В разных источниках говорится о том, что В.Ф. Болховитинов был не только талантливым конструктором и ученым в области авиастроения, но обладал незаурядным педагогическим даром. Этот дар проявлялся, в частности, в том, что он умел находить и не боялся привлекать к своей работе талантливую молодежь. Причем выстраивал отношения со своими молодыми сотрудниками так, что их не надо было понуждать к самой напряженной работе и соблюдению дисциплины. Увлеченные интересной работой, они сами требовали от себя больше, чем он мог бы от них потребовать. Сотрудники КБ воспринимали его не как грозного начальника (между прочим, в 1943 году Виктор Федорович даже был возведен в чин генерала), а как «патрона», способного понять, поддержать и направить. Они относились к нему с искренней любовью, такое отношение сохранилось и тогда, когда некоторые члены его команды по своему общественно-государственному статусу переросли его.

Автором идеи самолета БИ-1 Болховитинов не был, но без него она бы не родилась. Тем более, не было бы этой возвышенной, драматической и трагической эпопеи с попыткой поставить на крыло самолет с ракетным двигателем, кульминацией которой стала гибель летчика-испытателя Григория Яковлевича Бахчиванджи.

После гибели Бахчиванджи проект не был окончательно свернут, однако новые экземпляры самолета выпускать перестали. (Всего их было выпущено девять: один в Москве до эвакуации и остальные в Нижнем Тагиле.) И в конце концов проект был признан бесперспективным. Так вот и получилось, что небывалый самолет-ракета, который предполагалось сделать за месяц и поставить на защиту воздушного пространства Москвы еще замой 1941–1942 годов, свою военную миссию не выполнил – и в войне не участвовал, и даже после войны не был поставлен на вооружение.

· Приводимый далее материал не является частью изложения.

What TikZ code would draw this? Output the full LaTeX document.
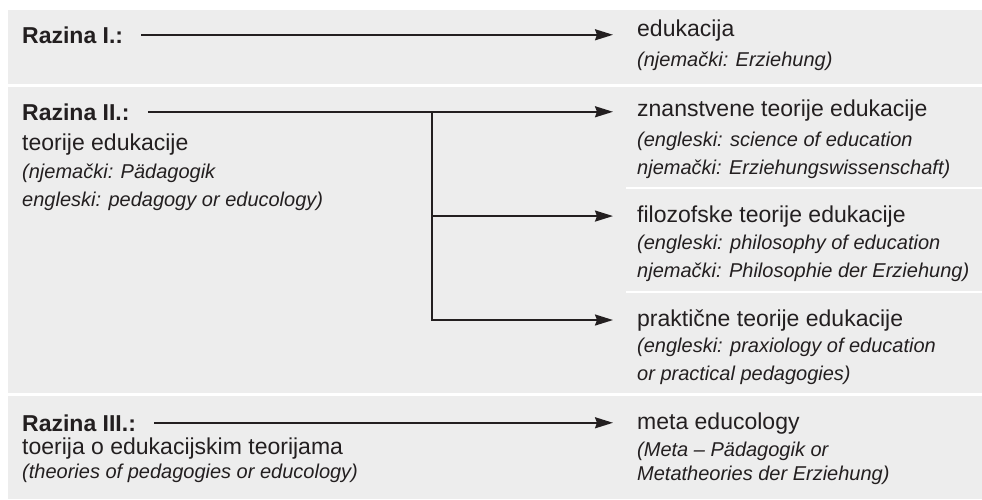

Значит ли это, что и материальные, и человеческие ресурсы были затрачены на этот нереализованный проект зря? Категорически – нет! В этом, казалось бы, частном эпизоде тыловой жизни воюющей страны наглядно проявилась закономерность, свойственная, вероятно, не только отдельному человеку, но и социальному организму: когда в минуты крайнего напряжения воля направлена не просто на выживание, но и на победу, из каких-то неведомых глубин поднимаются такие творческие потенции организма, о которых в обычной повседневности человек в себе и не подозревает. Да, создать истребитель-перехватчик таким, как он был задуман, не получилось. Но в интеллектуальном штурме целого комплекса инженерно-научных проблем раскрылся творческий потенциал, который оказал громадное влияние на послевоенное будущее страны. Сам по себе не состоявшийся БИ-1 не стал ступенькой в космическую эру, но его создатели в космической эпопее страны стали самыми крупными, самыми заметными фигурами: Исаев, Черток, а еще Василий Павлович Мишин (он у Болховитинова только начинал свой путь после окончания института, а впоследствии стал ближайшим сподвижником Королева). А еще Борис Викторович Раушенбах, будущий академик, один из основоположников космонавтики, которого Болховитинов отыскал где-то в трудовом лагере под Нижним Тагилом и хоть перетащить в Билимбай не смог, но добился его перевода в сносные условия для выполнения расчетов по тематике своего КБ. Александр Яковлевич Березняк к космосу причастен не был, но успешно занимался разработкой конструкции самолетов с околозвуковой скоростью, а потом стал одним из ведущих разработчиков советских крылатых ракет.

Опыт Билимбая – это опыт оплодотворения инженерной мысли самыми актуальными достижениями научной мысли, это выход инженерно-научного мышления на новую ступень.